By Daniel de Vise
Washington Post Staff Writer
Wednesday, November 11, 2009 4:08 PM
Regents of Maryland's state university system voted Wednesday to defy a legislative order to regulate pornography on campus, concluding that any such rules would be impossible to enforce.
The legislature gave Maryland's state-funded universities until Dec. 1 to submit policies on "the displaying or screening of obscene films and materials," language written into the state budget in April.
Maryland's General Assembly asked for the rules in response to a dust-up over the proposed screening last spring of the adult film "Pirates II: Stagnetti's Revenge" at the University of Maryland. State Sen. Andrew P. Harris (R-Baltimore County) threatened to deny state funds if the university allowed a full screening. Instead, portions of the film were shown on campus.
The university system consulted with the attorney general's office and with Robert M. O'Neil, a First Amendment expert at the University of Virginia. Researchers determined such a rule would make the University System of Maryland the first higher education entity in the nation to adopt rules for the acceptable use of pornographic films on campus. Upon further review, they decided it would be legally indefensible.
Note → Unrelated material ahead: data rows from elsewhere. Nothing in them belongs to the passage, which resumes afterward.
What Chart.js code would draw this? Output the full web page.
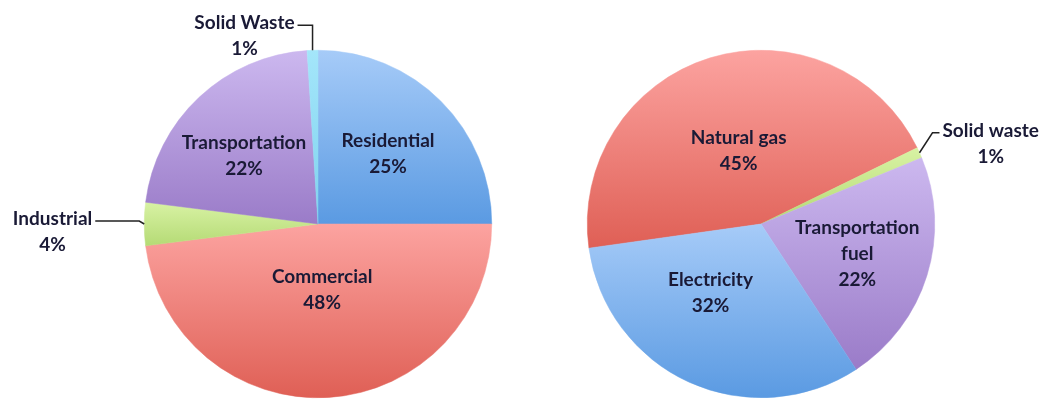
<!DOCTYPE html>
<html>
<head>
<meta charset="utf-8">
<script src="https://cdn.jsdelivr.net/npm/chart.js@4.4.1/dist/chart.umd.min.js"></script>
<style>
  html, body { margin: 0; padding: 0; background: #fff; }
  .wrap { display: flex; width: 1058px; height: 403px; }
  .box { width: 529px; height: 403px; }
</style>
</head>
<body>
<div class="wrap">
  <div class="box"><canvas id="left" width="529" height="403"></canvas></div>
  <div class="box"><canvas id="right" width="529" height="403"></canvas></div>
</div>
<script>
// data
const sectorLabels = ['Residential', 'Commercial', 'Industrial', 'Transportation', 'Solid Waste'];
const sectorValues = [25, 48, 4, 22, 1];

const sourceLabels = ['Natural gas', 'Solid waste', 'Transportation fuel', 'Electricity'];
const sourceValues = [45, 1, 22, 32];

// colours, light (top) -> dark (bottom)
const BLUE   = ['#a6cbf8', '#5a9ae2'];
const RED    = ['#fca3a0', '#df5f55'];
const GREEN  = ['#d8f2a4', '#b4da74'];
const PURPLE = ['#ccb8ef', '#9a7bc8'];
const CYAN   = ['#a4e6fa', '#7fd2ee'];

const TEXT = '#1a1a36';
const FONT = 'bold 19px Lato';

// shade every slice with its own vertical gradient (excel look)
function gradientPlugin(pairs) {
  return {
    id: 'sliceGradient',
    beforeDatasetsDraw(chart) {
      const meta = chart.getDatasetMeta(0);
      meta.data.forEach((arc, i) => {
        const p = arc.getProps(['x', 'y', 'startAngle', 'endAngle', 'outerRadius'], true);
        let ys = [p.y, p.y + Math.sin(p.startAngle) * p.outerRadius, p.y + Math.sin(p.endAngle) * p.outerRadius];
        // top / bottom of circle inside the slice?
        [-Math.PI / 2, Math.PI / 2, 1.5 * Math.PI, 2.5 * Math.PI].forEach(a => {
          if (a >= p.startAngle && a <= p.endAngle) ys.push(p.y + Math.sin(a) * p.outerRadius);
        });
        const top = Math.min(...ys), bot = Math.max(...ys);
        const g = chart.ctx.createLinearGradient(0, top, 0, bot + 1);
        g.addColorStop(0, pairs[i][0]);
        g.addColorStop(1, pairs[i][1]);
        arc.options.backgroundColor = g;
        arc.options.borderColor = g;
      });
    }
  };
}

// labels inside / outside with leader lines
function labelPlugin(text, place) {
  return {
    id: 'sliceLabels',
    afterDatasetsDraw(chart) {
      const meta = chart.getDatasetMeta(0);
      const ctx = chart.ctx;
      ctx.save();
      ctx.font = FONT;
      ctx.fillStyle = TEXT;
      ctx.textAlign = 'center';
      ctx.textBaseline = 'middle';
      meta.data.forEach((arc, i) => {
        const p = arc.getProps(['x', 'y', 'startAngle', 'endAngle', 'outerRadius'], true);
        const lines = text[i];
        const c = place[i];
        const mid = (p.startAngle + p.endAngle) / 2 + (c.shift || 0) * Math.PI / 180;
        if (!c.out) {
          const r = p.outerRadius * c.r;
          const cx = p.x + Math.cos(mid) * r;
          const cy = p.y + Math.sin(mid) * r;
          const y0 = cy - (lines.length - 1) * 13;
          lines.forEach((t, k) => ctx.fillText(t, cx, y0 + k * 26));
        } else {
          const ex = p.x + Math.cos(mid) * p.outerRadius;
          const ey = p.y + Math.sin(mid) * p.outerRadius;
          const bx = ex + c.dx, by = ey + c.dy;
          const endX = bx + c.len;
          ctx.strokeStyle = '#222';
          ctx.lineWidth = 1.5;
          ctx.beginPath();
          ctx.moveTo(ex, ey);
          ctx.lineTo(bx, by);
          ctx.lineTo(endX, by);
          ctx.stroke();
          const w = Math.max(...lines.map(t => ctx.measureText(t).width));
          const cx = c.len < 0 ? endX - 3 - w / 2 : endX + 3 + w / 2;
          lines.forEach((t, k) => ctx.fillText(t, cx, by - 2 + k * 26));
        }
      });
      ctx.restore();
    }
  };
}

function makePie(id, labels, values, rotation, padding, colors, text, place) {
  return new Chart(document.getElementById(id), {
    type: 'pie',
    data: {
      labels: labels,
      datasets: [{ data: values, borderWidth: 0.5 }]
    },
    options: {
      responsive: false,
      animation: false,
      rotation: rotation,
      layout: { padding: padding },
      plugins: {
        legend: { display: false },
        tooltip: { enabled: false }
      }
    },
    plugins: [gradientPlugin(colors), labelPlugin(text, place)]
  });
}

makePie('left', sectorLabels, sectorValues, 0,
  { top: 50, bottom: 5, left: 144, right: 37 },
  [BLUE, RED, GREEN, PURPLE, CYAN],
  [['Residential', '25%'], ['Commercial', '48%'], ['Industrial', '4%'], ['Transportation', '22%'], ['Solid Waste', '1%']],
  [
    { r: 0.57 },
    { r: 0.38 },
    { out: true, dx: -5, dy: -3, len: -44 },
    { r: 0.58, shift: -4 },
    { out: true, dx: 0, dy: -25, len: -15 }
  ]);

makePie('right', sourceLabels, sourceValues, 262,
  { top: 50, bottom: 5, left: 58, right: 123 },
  [RED, GREEN, PURPLE, BLUE],
  [['Natural gas', '45%'], ['Solid waste', '1%'], ['Transportation', 'fuel', '22%'], ['Electricity', '32%']],
  [
    { r: 0.44 },
    { out: true, dx: 13, dy: -20, len: 7 },
    { r: 0.58 },
    { r: 0.49, shift: 12 }
  ]);
</script>
</body>
</html>
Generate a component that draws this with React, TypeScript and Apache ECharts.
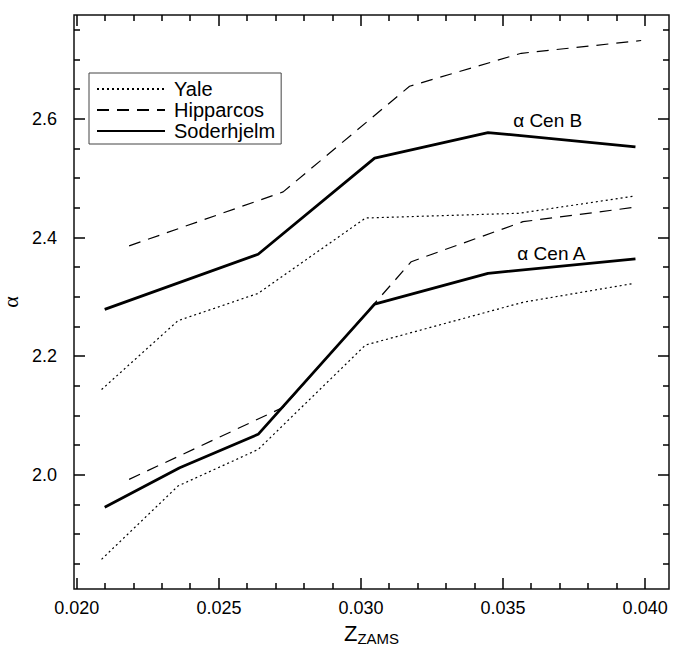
import React, { useEffect, useRef } from "react";
import * as echarts from "echarts";

// ---- data ----
const yaleAX = [0.02087, 0.02356, 0.02638, 0.03016, 0.0357, 0.03962];
const yaleAY = [1.858, 1.9815, 2.043, 2.219, 2.291, 2.323];
const yaleBX = [0.02087, 0.02356, 0.02638, 0.03016, 0.03558, 0.03962];
const yaleBY = [2.144, 2.26, 2.306, 2.433, 2.441, 2.47];

const hippAX = [0.02184, 0.02726, 0.03177, 0.0357, 0.03962];
const hippAY = [1.9927, 2.114, 2.3594, 2.4268, 2.451];
const hippBX = [0.02184, 0.02726, 0.03171, 0.03564, 0.03986];
const hippBY = [2.386, 2.477, 2.655, 2.7105, 2.732];

const sodAX = [0.02098, 0.02362, 0.02638, 0.03048, 0.03447, 0.03966];
const sodAY = [1.9456, 2.0123, 2.0686, 2.288, 2.3398, 2.364];
const sodBX = [0.02098, 0.02638, 0.03048, 0.03447, 0.03966];
const sodBY = [2.279, 2.372, 2.534, 2.577, 2.553];

const legendNames = ["Yale", "Hipparcos", "Soderhjelm"];
const xMajor = [0.02, 0.025, 0.03, 0.035, 0.04];
const xMinor = [
  0.021, 0.022, 0.023, 0.024, 0.026, 0.027, 0.028, 0.029, 0.031, 0.032,
  0.033, 0.034, 0.036, 0.037, 0.038, 0.039,
];
const yMajor = [2.0, 2.2, 2.4, 2.6];
const yMinor = [
  1.85, 1.9, 1.95, 2.05, 2.1, 2.15, 2.25, 2.3, 2.35, 2.45, 2.5, 2.55, 2.65,
  2.7, 2.75,
];
const annotations = [
  { text: "α Cen B", x: 0.03657, y: 2.5965 },
  { text: "α Cen A", x: 0.0367, y: 2.3724 },
];

const X_MIN = 0.0199;
const X_MAX = 0.04084;
const Y_MIN = 1.808;
const Y_MAX = 2.775;

const pairs = (xs: number[], ys: number[]) => xs.map((x, i) => [x, ys[i]]);

const FONT = "Liberation Sans";
const INK = "#000";

export default function App() {
  const ref = useRef<HTMLDivElement>(null);

  useEffect(() => {
    document.body.style.margin = "0";
    const chart = echarts.init(ref.current!, null, { renderer: "svg" });

    const yaleStyle = { color: "#000", width: 1.2, type: [2, 3] as any };
    const hippStyle = { color: "#000", width: 1.2, type: [12, 8] as any };
    const sodStyle = { color: "#000", width: 2.8, type: "solid" as any };

    const line = (name: string, xs: number[], ys: number[], style: any, z: number) => ({
      type: "line",
      name,
      data: pairs(xs, ys),
      symbol: "none",
      showSymbol: false,
      lineStyle: style,
      itemStyle: { color: "#000" },
      z,
    });

    chart.setOption({
      animation: false,
      backgroundColor: "#fff",
      grid: {
        left: 74,
        right: 17,
        top: 15,
        bottom: 58,
        outerBoundsMode: "none",
        containLabel: false,
        show: false,
      },
      legend: {
        data: legendNames,
        orient: "vertical",
        left: 89,
        top: 73,
        itemWidth: 68,
        itemHeight: 12,
        itemGap: 1,
        padding: [6, 6, 3, 7],
        borderColor: "#444",
        borderWidth: 1,
        backgroundColor: "#fff",
        itemStyle: { opacity: 0 },
        textStyle: { fontFamily: FONT, fontSize: 20, color: INK, lineHeight: 20, padding: [0, 0, 0, 4] },
        selectedMode: false,
      },
      xAxis: {
        type: "value",
        min: X_MIN,
        max: X_MAX,
        axisLine: { show: false },
        splitLine: { show: false },
        axisTick: { show: false },
        axisLabel: {
          customValues: xMajor,
          formatter: (v: number) => v.toFixed(3),
          fontFamily: FONT,
          fontSize: 18,
          color: INK,
          margin: 10,
        },
        name: "{z|Z}{s|ZAMS}",
        nameLocation: "middle",
        nameGap: 31,
        nameTextStyle: {
          rich: {
            z: { fontFamily: FONT, fontSize: 22, color: INK },
            s: { fontFamily: FONT, fontSize: 15, color: INK, padding: [11, 0, 0, 0] },
          },
        },
      },
      yAxis: {
        type: "value",
        min: Y_MIN,
        max: Y_MAX,
        axisLine: { show: false },
        splitLine: { show: false },
        axisTick: { show: false },
        axisLabel: {
          customValues: yMajor,
          formatter: (v: number) => v.toFixed(1),
          fontFamily: FONT,
          fontSize: 18,
          color: INK,
          margin: 17,
        },
        name: "α",
        nameLocation: "middle",
        nameGap: 53,
        nameMoveOverlap: false,
        nameRotate: 90,
        nameTextStyle: { fontFamily: "Liberation Serif", fontSize: 22, color: INK },
      },
      series: [
        line("Yale", yaleAX, yaleAY, yaleStyle, 2),
        line("Yale", yaleBX, yaleBY, yaleStyle, 2),
        line("Hipparcos", hippAX, hippAY, hippStyle, 3),
        line("Hipparcos", hippBX, hippBY, hippStyle, 3),
        line("Soderhjelm", sodAX, sodAY, sodStyle, 4),
        line("Soderhjelm", sodBX, sodBY, sodStyle, 4),
        {
          type: "scatter",
          name: "labels",
          data: annotations.map((a) => ({ value: [a.x, a.y], name: a.text })),
          symbolSize: 0,
          itemStyle: { opacity: 0 },
          label: {
            show: true,
            position: "inside",
            formatter: (p: any) => p.name,
            fontFamily: FONT,
            fontSize: 19,
            color: INK,
            opacity: 1,
          },
          z: 5,
        },
      ],
    });

    // frame and ticks placed through the chart's own axis scales
    const px = (x: number, y: number) => chart.convertToPixel({ gridIndex: 0 }, [x, y]) as number[];
    const [l, b] = px(X_MIN, Y_MIN);
    const [r, t] = px(X_MAX, Y_MAX);
    const L = Math.round(l);
    const R = Math.round(r);
    const T = Math.round(t);
    const B = Math.round(b);
    const st = { stroke: "#000", lineWidth: 1.5 };
    const els: any[] = [
      { type: "rect", shape: { x: L, y: T, width: R - L, height: B - T }, style: { fill: null, stroke: "#111", lineWidth: 1.5 }, z: 10 },
    ];
    const xt = (v: number, len: number) => {
      const x = Math.round(px(v, Y_MIN)[0]);
      els.push({ type: "line", shape: { x1: x, y1: B, x2: x, y2: B - len }, style: st, z: 10 });
      els.push({ type: "line", shape: { x1: x, y1: T, x2: x, y2: T + len }, style: st, z: 10 });
    };
    const yt = (v: number, len: number) => {
      const y = Math.round(px(X_MIN, v)[1]);
      els.push({ type: "line", shape: { x1: L, y1: y, x2: L + len, y2: y }, style: st, z: 10 });
      els.push({ type: "line", shape: { x1: R, y1: y, x2: R - len, y2: y }, style: st, z: 10 });
    };
    xMajor.forEach((v) => xt(v, 11));
    xMinor.forEach((v) => xt(v, 6));
    yMajor.forEach((v) => yt(v, 11));
    yMinor.forEach((v) => yt(v, 6));
    chart.setOption({ graphic: { elements: els } });

    return () => chart.dispose();
  }, []);

  return <div ref={ref} style={{ width: 686, height: 647 }} />;
}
A report to the university system's Board of Regents from Chancellor William E. "Brit" Kirwan states that any policy "would put the universities in an untenable position and subject [them] to legal challenges." Regents voted Wednesday afternoon to accept Kirwan's recommendation.
The review found that pornographic materials generally have constitutional protection unless they are deemed obscene. But "there are few, if any, films that have been declared obscene by any court," the report states. As a result, top legal minds "have not been able to draft a policy that is narrowly targeted toward 'obscene' films."
A broader rule to govern pornography would probably be found unconstitutional, the report states, because governmental restrictions on speech must be "content and viewpoint neutral," and cannot be confined to adult films.
Enforcing such a rule might require the creation of a panel to review all films shown on every campus for "purely entertainment purposes," the report states, to determine whether they might need to be augmented with an educational component.
That no other public university in the nation has a policy on pornographic displays "speaks volumes," the report states.
The legislative requirement applies to the 11 colleges and universities in the state system, along with Morgan State University, St. Mary's College of Maryland and Baltimore City Community College.